Pak Suzuki Motor Company Limited has once again opted for a temporary shutdown, scheduled from December 1 to 6, for its motorcycle plant. The decision stems from sluggish sales demand and a strategic move towards inventory optimization, as confirmed by the company. It’s noteworthy that this shutdown specifically applies to the motorcycle production facility, while the car production plant will remain operational during this period.

This isn’t the first instance of Pak Suzuki implementing a shutdown; a similar move occurred on October 24, where both the automobile and motorcycle plants were temporarily closed due to low inventory supply. The company cited challenges in import consignment clearance, impacting inventory levels and necessitating the shutdowns.

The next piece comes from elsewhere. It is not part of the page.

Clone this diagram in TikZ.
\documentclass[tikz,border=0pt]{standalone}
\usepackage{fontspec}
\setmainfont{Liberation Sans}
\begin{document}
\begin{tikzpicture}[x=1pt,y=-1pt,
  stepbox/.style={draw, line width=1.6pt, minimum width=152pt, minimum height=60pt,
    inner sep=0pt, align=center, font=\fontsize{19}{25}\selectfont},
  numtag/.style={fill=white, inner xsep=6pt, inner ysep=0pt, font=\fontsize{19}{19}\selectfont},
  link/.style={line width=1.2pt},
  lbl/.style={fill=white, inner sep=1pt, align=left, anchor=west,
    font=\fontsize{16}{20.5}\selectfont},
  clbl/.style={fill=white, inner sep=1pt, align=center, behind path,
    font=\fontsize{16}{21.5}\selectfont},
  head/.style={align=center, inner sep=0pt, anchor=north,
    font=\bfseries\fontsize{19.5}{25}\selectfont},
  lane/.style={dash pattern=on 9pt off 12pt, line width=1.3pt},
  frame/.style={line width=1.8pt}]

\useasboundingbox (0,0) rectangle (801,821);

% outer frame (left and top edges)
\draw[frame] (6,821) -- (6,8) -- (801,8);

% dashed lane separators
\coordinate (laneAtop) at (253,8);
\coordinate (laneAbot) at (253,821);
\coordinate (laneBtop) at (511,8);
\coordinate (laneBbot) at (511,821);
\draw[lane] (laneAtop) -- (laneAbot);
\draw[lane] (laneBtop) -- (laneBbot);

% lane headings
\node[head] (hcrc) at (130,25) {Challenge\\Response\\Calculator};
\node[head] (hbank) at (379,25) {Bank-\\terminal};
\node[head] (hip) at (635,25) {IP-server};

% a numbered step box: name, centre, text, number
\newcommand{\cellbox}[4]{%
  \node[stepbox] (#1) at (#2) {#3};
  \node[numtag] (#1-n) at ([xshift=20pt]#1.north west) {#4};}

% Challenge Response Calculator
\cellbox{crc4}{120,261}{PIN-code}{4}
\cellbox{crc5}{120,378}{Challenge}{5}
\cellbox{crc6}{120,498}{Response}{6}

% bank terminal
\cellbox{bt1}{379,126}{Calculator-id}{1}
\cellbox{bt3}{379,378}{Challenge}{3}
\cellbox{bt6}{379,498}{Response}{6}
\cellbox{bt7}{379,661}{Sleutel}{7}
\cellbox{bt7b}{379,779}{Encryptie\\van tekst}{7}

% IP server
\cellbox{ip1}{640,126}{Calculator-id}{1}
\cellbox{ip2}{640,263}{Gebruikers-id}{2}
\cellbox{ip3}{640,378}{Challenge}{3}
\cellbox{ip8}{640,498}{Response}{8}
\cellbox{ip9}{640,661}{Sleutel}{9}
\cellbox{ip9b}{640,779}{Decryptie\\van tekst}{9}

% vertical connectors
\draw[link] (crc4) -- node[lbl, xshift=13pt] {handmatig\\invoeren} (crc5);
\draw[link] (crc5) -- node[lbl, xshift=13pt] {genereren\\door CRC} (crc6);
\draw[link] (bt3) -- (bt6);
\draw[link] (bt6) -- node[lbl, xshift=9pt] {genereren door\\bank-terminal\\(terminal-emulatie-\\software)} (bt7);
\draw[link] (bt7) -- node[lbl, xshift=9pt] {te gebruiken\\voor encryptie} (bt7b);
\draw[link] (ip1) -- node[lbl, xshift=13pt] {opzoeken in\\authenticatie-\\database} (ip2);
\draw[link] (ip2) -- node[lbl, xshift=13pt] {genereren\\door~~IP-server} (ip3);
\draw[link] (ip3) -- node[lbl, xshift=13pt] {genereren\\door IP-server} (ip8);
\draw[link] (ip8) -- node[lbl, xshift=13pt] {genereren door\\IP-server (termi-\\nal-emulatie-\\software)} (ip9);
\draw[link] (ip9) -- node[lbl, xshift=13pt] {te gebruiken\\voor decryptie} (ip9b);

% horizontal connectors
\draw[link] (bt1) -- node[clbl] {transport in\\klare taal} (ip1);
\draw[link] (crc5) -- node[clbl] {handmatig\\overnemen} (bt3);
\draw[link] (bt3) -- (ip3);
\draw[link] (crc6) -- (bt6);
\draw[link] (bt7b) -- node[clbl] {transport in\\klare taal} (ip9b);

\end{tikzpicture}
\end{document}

In a recent development, Pak Suzuki has also made the decision to delist its stock from the Pakistan Stock Exchange (PSX) market. The company has announced plans to repurchase all shares from small stakeholders, appointing Arif Habib Limited as its agent for the buyback. The statement accompanying this decision emphasizes that Pak Suzuki has been operating at a loss for the past three years, citing a challenging environment, reduced consumer purchasing power, and increased government duties and taxes as contributing factors. The fiscal year 2022-2023 witnessed a decline in demand for the auto sector due to these challenges.

As the auto sector in Pakistan faces various crises, with multiple automakers announcing shutdowns in recent months, Pak Suzuki’s strategic measures aim to navigate the adverse conditions prevalent in the industry.